▶ [Recorded data]:
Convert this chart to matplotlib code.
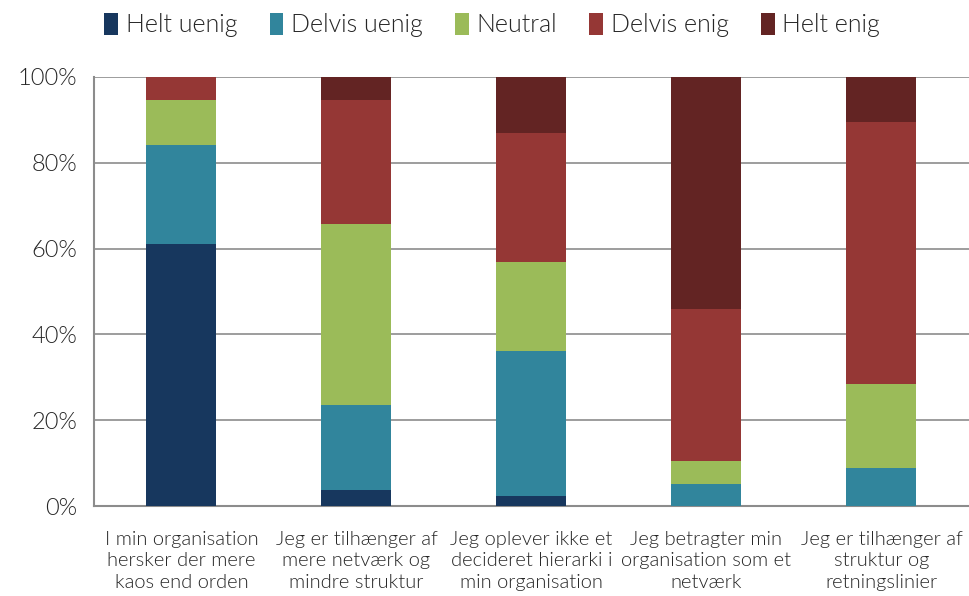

...

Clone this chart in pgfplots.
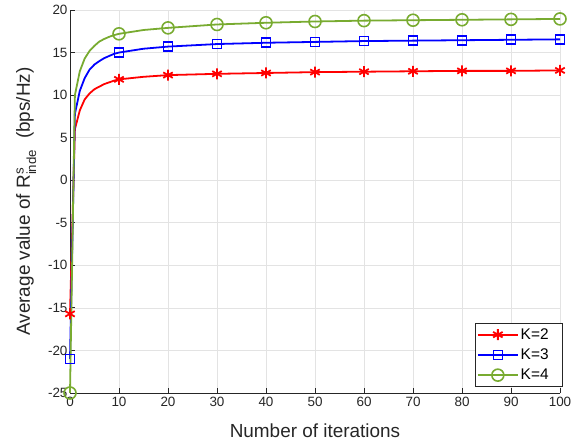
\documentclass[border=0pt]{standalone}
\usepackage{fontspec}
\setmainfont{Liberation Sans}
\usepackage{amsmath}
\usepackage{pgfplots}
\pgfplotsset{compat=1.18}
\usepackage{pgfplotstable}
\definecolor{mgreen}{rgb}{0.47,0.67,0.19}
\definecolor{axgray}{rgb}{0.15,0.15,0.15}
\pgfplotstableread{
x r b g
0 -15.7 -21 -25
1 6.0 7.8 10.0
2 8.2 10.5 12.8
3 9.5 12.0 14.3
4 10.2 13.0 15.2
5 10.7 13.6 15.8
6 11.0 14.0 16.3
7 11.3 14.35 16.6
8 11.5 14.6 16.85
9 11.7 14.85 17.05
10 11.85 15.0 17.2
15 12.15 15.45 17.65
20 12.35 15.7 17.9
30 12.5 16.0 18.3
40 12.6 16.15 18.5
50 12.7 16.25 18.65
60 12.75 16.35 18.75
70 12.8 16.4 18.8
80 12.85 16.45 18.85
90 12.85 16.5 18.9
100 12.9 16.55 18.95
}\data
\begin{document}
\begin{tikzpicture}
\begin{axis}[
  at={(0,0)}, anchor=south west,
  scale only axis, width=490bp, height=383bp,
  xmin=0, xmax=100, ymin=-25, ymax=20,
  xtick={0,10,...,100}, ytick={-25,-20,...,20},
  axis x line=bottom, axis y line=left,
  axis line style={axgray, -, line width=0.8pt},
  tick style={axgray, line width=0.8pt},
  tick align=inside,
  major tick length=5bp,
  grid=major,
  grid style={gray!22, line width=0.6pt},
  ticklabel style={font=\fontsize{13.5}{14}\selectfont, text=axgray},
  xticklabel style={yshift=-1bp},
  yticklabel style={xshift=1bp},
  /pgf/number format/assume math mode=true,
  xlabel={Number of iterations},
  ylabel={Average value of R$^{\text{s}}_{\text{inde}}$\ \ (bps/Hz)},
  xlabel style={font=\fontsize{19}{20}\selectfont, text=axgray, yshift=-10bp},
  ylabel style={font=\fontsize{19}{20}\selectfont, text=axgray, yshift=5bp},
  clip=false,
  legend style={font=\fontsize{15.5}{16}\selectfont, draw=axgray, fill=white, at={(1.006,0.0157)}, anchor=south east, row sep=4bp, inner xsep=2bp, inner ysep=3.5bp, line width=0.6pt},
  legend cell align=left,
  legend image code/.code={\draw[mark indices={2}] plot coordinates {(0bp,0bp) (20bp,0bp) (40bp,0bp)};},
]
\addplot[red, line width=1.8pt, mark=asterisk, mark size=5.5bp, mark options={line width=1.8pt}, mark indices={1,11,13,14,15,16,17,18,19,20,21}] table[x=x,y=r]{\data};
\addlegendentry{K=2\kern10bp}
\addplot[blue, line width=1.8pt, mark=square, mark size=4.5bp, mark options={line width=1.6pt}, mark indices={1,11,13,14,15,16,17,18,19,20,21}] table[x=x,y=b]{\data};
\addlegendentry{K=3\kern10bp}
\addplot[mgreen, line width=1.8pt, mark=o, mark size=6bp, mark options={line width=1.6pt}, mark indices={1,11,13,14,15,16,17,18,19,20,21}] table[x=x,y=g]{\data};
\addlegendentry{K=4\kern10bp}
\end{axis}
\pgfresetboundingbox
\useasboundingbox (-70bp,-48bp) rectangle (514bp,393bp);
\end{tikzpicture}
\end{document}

▶ [Problem details]:
What count of lines in the listing contain the word "this"? Reply with the number only.

▶ [Full solution]:
2